The sive... seu (whether... or) structure leaves it open. Tacitus WON'T tell us what Nero's really feeling. Both options are there: total acting OR genuine emotion breaking through. The ambiguity makes it more powerful - we'll never know.

✍️ Style 5: Reported Uncertainty

satis constitit extitisse proditorem et Agrippinam auditis insidiis, an crederet ambiguam

"it is well established that there was an informer and that Agrippina heard about the plot, but whether she believed it is uncertain"

Effect:

satis constitit (it's well established) for the facts, but an crederet ambiguam (whether she believed uncertain) for her state of mind. Tacitus distinguishes what we KNOW (informer existed) from what we DON'T (her response). Good historiography.

✍️ Style 6: Alternating Rhythm

modo familiaritate iuvenili Nero et rursus adductus, quasi seria consociaret

"Nero now with youthful familiarity and then again serious, as if sharing important matters"

Effect:

modo... et rursus (now... and again) creates rhythm - back and forth, casual and serious, light and heavy. This mimics the dinner conversation and shows Nero's performance: he's VARYING his approach, keeping her off-balance, making it feel natural.

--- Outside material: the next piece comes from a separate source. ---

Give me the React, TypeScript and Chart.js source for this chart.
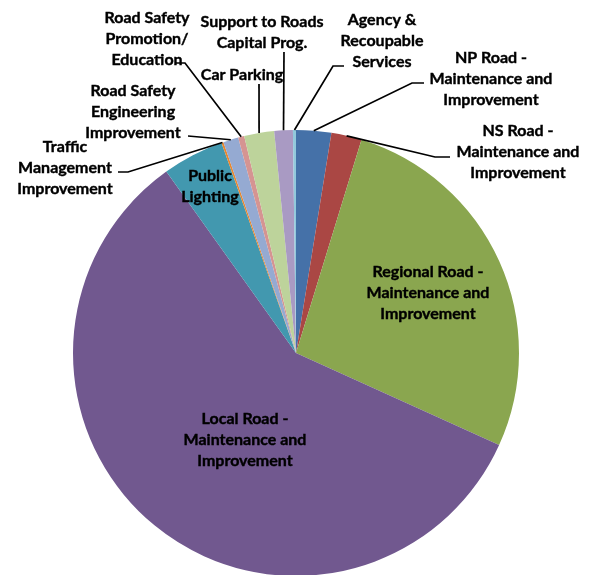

TOP TIP: The final embrace (artius oculis et pectori haerens) with its ambiguous sive... seu structure is PERFECT for any question about characterisation, emotion, or Tacitus's narrative technique. It shows how Tacitus preserves psychological complexity even in monsters. Is Nero human or totally fake? Both readings work. That's brilliant writing.

📝 Exam-Style Questions

  1. How does Tacitus create dramatic tension in this chapter?
  2. How does Tacitus present the relationship between Nero and Agrippina?
  3. What does this passage reveal about deception and performance?